Source excerpt:
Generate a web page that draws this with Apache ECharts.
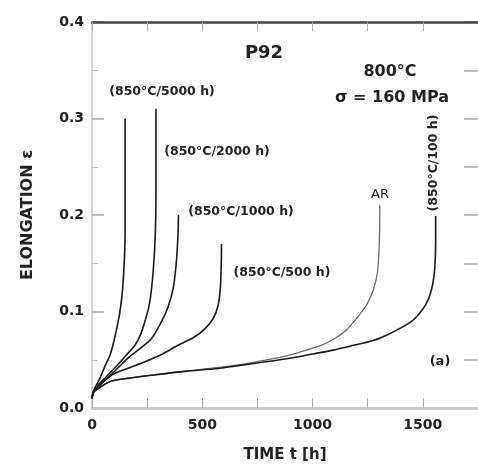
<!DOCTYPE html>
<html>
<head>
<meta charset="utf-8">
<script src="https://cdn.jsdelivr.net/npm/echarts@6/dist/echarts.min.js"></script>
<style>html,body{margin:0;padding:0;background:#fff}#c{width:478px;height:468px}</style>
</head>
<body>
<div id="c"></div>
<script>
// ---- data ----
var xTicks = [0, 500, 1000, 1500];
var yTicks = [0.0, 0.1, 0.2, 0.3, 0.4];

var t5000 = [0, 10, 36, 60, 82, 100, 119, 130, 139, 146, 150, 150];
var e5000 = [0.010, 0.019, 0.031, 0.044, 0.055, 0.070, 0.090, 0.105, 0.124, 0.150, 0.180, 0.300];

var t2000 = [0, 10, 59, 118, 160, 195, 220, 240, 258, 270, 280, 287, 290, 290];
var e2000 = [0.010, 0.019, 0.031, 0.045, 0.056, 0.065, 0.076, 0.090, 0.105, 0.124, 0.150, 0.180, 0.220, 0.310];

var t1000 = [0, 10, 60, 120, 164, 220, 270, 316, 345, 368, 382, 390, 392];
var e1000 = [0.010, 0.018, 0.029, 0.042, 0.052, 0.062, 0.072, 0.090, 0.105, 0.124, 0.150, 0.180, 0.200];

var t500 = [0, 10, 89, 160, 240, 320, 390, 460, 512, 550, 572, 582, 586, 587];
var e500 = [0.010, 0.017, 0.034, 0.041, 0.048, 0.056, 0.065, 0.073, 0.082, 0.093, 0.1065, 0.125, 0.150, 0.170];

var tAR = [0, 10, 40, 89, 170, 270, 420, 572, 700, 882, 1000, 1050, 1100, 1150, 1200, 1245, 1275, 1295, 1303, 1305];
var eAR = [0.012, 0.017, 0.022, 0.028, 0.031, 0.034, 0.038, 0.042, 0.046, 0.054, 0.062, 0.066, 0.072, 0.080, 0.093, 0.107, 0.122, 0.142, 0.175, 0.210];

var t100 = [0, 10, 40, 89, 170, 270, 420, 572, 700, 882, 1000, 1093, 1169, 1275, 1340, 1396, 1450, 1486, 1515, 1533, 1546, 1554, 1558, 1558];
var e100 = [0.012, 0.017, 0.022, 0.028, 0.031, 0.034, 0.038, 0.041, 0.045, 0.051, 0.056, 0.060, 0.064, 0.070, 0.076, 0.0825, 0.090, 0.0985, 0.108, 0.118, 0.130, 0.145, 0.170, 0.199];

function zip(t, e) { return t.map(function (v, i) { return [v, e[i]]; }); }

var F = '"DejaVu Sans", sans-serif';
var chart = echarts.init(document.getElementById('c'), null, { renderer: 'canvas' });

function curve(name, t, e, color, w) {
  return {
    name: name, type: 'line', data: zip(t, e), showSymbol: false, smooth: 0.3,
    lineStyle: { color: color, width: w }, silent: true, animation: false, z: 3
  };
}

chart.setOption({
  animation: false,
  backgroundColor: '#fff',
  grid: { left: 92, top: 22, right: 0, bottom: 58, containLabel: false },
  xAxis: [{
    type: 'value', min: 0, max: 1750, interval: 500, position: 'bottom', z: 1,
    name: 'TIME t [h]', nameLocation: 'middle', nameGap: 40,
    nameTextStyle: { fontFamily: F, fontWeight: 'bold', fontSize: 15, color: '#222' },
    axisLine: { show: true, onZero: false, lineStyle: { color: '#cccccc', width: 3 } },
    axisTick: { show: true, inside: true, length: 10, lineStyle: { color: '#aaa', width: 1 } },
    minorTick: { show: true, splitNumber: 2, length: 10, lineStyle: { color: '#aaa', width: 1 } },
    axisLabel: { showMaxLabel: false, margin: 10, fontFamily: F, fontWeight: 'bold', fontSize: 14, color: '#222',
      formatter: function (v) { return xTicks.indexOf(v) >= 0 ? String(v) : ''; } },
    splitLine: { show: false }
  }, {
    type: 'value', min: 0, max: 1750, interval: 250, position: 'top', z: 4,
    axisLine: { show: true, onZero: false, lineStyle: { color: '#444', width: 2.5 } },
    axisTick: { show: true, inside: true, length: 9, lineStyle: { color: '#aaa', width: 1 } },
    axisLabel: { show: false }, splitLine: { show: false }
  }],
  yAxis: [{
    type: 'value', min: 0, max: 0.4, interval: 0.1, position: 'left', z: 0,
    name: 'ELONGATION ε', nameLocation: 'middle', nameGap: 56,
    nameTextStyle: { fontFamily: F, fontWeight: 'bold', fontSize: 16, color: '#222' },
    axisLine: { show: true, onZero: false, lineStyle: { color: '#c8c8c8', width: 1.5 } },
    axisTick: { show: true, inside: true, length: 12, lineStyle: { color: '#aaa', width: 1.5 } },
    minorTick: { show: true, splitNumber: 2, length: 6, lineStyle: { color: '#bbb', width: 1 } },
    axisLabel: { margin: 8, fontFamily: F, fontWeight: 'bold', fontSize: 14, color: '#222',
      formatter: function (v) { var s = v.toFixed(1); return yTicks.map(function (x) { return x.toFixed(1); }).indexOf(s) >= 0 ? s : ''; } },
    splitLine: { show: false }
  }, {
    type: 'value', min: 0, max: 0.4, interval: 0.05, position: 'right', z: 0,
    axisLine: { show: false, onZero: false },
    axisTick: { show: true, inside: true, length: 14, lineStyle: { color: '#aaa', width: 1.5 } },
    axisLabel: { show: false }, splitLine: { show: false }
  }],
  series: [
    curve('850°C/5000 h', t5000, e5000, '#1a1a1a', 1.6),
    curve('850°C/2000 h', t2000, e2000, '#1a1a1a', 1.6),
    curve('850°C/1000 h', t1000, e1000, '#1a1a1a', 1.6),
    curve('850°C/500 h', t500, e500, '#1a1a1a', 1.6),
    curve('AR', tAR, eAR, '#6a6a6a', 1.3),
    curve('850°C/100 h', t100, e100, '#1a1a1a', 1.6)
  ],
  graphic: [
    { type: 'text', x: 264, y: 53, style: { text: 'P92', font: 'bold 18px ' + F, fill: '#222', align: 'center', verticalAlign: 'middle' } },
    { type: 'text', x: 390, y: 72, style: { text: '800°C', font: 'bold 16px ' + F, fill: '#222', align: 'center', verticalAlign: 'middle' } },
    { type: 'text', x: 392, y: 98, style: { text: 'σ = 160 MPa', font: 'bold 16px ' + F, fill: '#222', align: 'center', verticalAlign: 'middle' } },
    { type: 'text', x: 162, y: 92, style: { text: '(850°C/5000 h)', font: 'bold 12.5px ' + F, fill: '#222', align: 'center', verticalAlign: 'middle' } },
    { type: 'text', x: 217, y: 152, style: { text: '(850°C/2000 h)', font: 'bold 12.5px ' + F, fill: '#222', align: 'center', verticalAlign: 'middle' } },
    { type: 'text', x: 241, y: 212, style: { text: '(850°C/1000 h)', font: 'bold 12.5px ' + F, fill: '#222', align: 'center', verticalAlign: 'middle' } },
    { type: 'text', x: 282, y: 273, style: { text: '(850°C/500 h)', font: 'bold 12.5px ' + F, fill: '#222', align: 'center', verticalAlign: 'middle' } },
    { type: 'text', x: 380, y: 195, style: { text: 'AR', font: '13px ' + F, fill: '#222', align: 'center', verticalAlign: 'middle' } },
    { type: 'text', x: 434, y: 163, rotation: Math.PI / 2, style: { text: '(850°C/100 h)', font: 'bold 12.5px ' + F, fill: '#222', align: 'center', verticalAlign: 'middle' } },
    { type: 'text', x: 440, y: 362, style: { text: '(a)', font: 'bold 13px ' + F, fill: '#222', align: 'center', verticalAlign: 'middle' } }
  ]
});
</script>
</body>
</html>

Task instructions:
Please extract exactly the lines of the data, from the first through the line containing "0.150, 0.180, 0.300];", and add no pictures to the copy.

Answer to this problem:
Generate a web page that draws this with Apache ECharts.
<!DOCTYPE html>
<html>
<head>
<meta charset="utf-8">
<script src="https://cdn.jsdelivr.net/npm/echarts@6/dist/echarts.min.js"></script>
<style>html,body{margin:0;padding:0;background:#fff}#c{width:478px;height:468px}</style>
</head>
<body>
<div id="c"></div>
<script>
// ---- data ----
var xTicks = [0, 500, 1000, 1500];
var yTicks = [0.0, 0.1, 0.2, 0.3, 0.4];

var t5000 = [0, 10, 36, 60, 82, 100, 119, 130, 139, 146, 150, 150];
var e5000 = [0.010, 0.019, 0.031, 0.044, 0.055, 0.070, 0.090, 0.105, 0.124, 0.150, 0.180, 0.300];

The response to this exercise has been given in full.